— EXERCISE —
Retype only what runs from the beginning of the data through the line with "import plotly.graph_objects as go"; please omit the pictures and keep every line exact.

— RECORDED DATA —
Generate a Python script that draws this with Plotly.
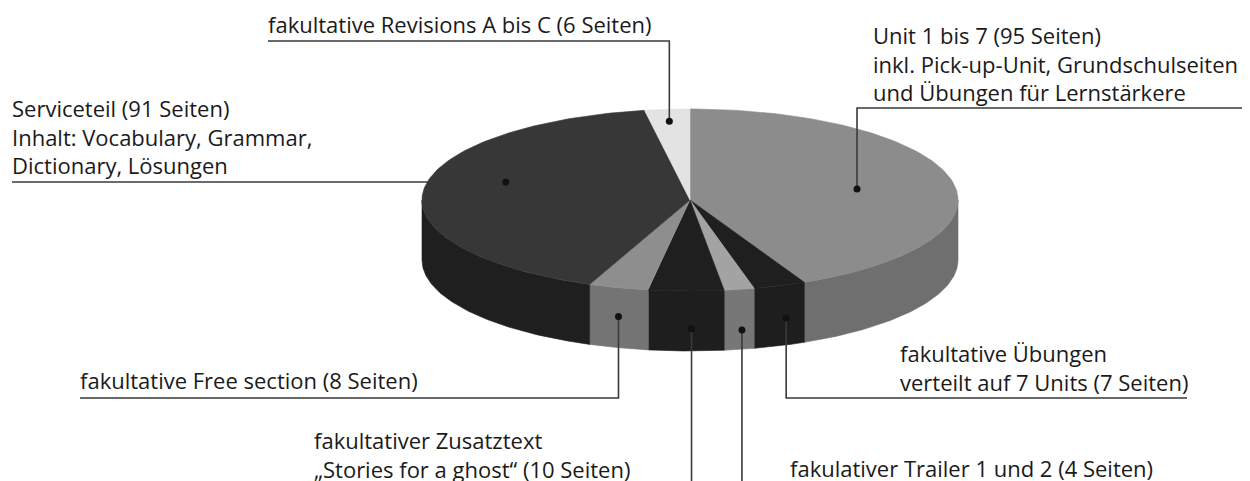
import numpy as np
import plotly.graph_objects as go

# ---- data (clockwise from 12 o'clock) ----
slice_names = ["Unit 1 bis 7", "fakultative Übungen", "fakulativer Trailer 1 und 2",
               "fakultativer Zusatztext", "fakultative Free section", "Serviceteil",
               "fakultative Revisions A bis C"]
slice_pages = [95, 7, 4, 10, 8, 91, 6]

label_texts = [
    "Unit 1 bis 7 (95 Seiten)<br>inkl. Pick-up-Unit, Grundschulseiten<br>und Übungen für Lernstärkere",
    "fakultative Übungen<br>verteilt auf 7 Units (7 Seiten)",
    "fakulativer Trailer 1 und 2 (4 Seiten)",
    "fakultativer Zusatztext<br>„Stories for a ghost“ (10 Seiten)",
    "fakultative Free section (8 Seiten)",
    "Serviceteil (91 Seiten)<br>Inhalt: Vocabulary, Grammar,<br>Dictionary, Lösungen",
    "fakultative Revisions A bis C (6 Seiten)",
]

# ---- styles ----
top_colors = ["#8c8c8c", "#1f1f1f", "#a3a3a3", "#1f1f1f", "#8e8e8e", "#373737", "#e3e3e3"]
side_colors = ["#6f6f6f", "#1e1e1e", "#777777", "#1e1e1e", "#747474", "#1f1f1f", "#c8c8c8"]
CX, CY, RX, RY, DEPTH = 690, 200, 268, 91, 60
W, H = 1250, 481
OFF = 8  # page body margin
FONT = dict(family="Open Sans", size=22, color="#1a1a1a")
LINE_COLOR = "#3a3a3a"

# dot anchor: (face, t along slice, radial/depth fraction)
dot_spec = [("top", 0.51, 0.635), ("side", 0.37, 0.55), ("side", 0.41, 0.68),
            ("side", 0.43, 0.63), ("side", 0.5, 0.48), ("top", 0.567, 0.715),
            ("top", 0.48, 0.87)]
# leader route: (first vertical target y or None, horizontal end x or None)
routes = [(108, W), (398, 1187), (H, None), (H, None), (398, 80), (None, 12), (41, 268)]
# text: x, y, yanchor
text_pos = [(871, 109, "bottom"), (898, 399, "bottom"), (788, 468, "middle"),
            (312, 454, "middle"), (78, 397, "bottom"), (10, 182, "bottom"),
            (266, 41, "bottom")]

total = float(sum(slice_pages))
bounds = [90.0]
for p in slice_pages:
    bounds.append(bounds[-1] - p / total * 360.0)


def ex(a, r=1.0):
    return CX + RX * r * np.cos(np.radians(a))


def ey(a, r=1.0):
    return CY - RY * r * np.sin(np.radians(a))


fig = go.Figure()

# side faces
for i in range(len(slice_pages)):
    a0, a1 = bounds[i], bounds[i + 1]  # a0 > a1
    hi, lo = min(a0, 0.0), max(a1, -180.0)
    if hi <= lo:
        continue
    ang = np.linspace(hi, lo, 80)
    xs = list(ex(ang)) + list(ex(ang[::-1]))
    ys = list(ey(ang)) + list(ey(ang[::-1]) + DEPTH)
    fig.add_trace(go.Scatter(x=xs + [xs[0]], y=ys + [ys[0]], mode="lines", fill="toself",
                             fillcolor=side_colors[i], line=dict(color=side_colors[i], width=0.6),
                             hoverinfo="skip", showlegend=False))

# top faces
for i in range(len(slice_pages)):
    a0, a1 = bounds[i], bounds[i + 1]
    ang = np.linspace(a0, a1, 120)
    xs = [CX] + list(ex(ang)) + [CX]
    ys = [CY] + list(ey(ang)) + [CY]
    fig.add_trace(go.Scatter(x=xs, y=ys, mode="lines", fill="toself",
                             fillcolor=top_colors[i], line=dict(color=top_colors[i], width=0.6),
                             hoverinfo="skip", showlegend=False))

# leaders, dots and labels
dx, dy = [], []
for i in range(len(slice_pages)):
    a0, a1 = bounds[i], bounds[i + 1]
    face, t, f = dot_spec[i]
    a = a0 + (a1 - a0) * t
    if face == "top":
        px, py = ex(a, f), ey(a, f)
    else:
        px, py = ex(a), ey(a) + DEPTH * f
    dx.append(px)
    dy.append(py)
    vy, hx = routes[i]
    lx, ly = [px], [py]
    if vy is not None:
        lx.append(px)
        ly.append(vy)
    if hx is not None:
        lx.append(hx)
        ly.append(ly[-1])
    fig.add_trace(go.Scatter(x=lx, y=ly, mode="lines", line=dict(color=LINE_COLOR, width=1.6),
                             hoverinfo="skip", showlegend=False))
    tx, ty, ya = text_pos[i]
    fig.add_annotation(x=tx, y=ty, text=label_texts[i], showarrow=False, xanchor="left",
                       yanchor=ya, align="left", font=FONT, xref="x", yref="y")

fig.add_trace(go.Scatter(x=dx, y=dy, mode="markers", marker=dict(color="#111111", size=7),
                         hoverinfo="skip", showlegend=False))

fig.update_layout(width=W - OFF, height=H - OFF, margin=dict(l=0, r=0, t=0, b=0),
                  paper_bgcolor="white", plot_bgcolor="white",
                  xaxis=dict(range=[OFF, W], visible=False, fixedrange=True),
                  yaxis=dict(range=[H, OFF], visible=False, fixedrange=True),
                  showlegend=False)
fig.write_html("out.html")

— EXERCISE RESULT —
Generate a Python script that draws this with Plotly.
import numpy as np
import plotly.graph_objects as go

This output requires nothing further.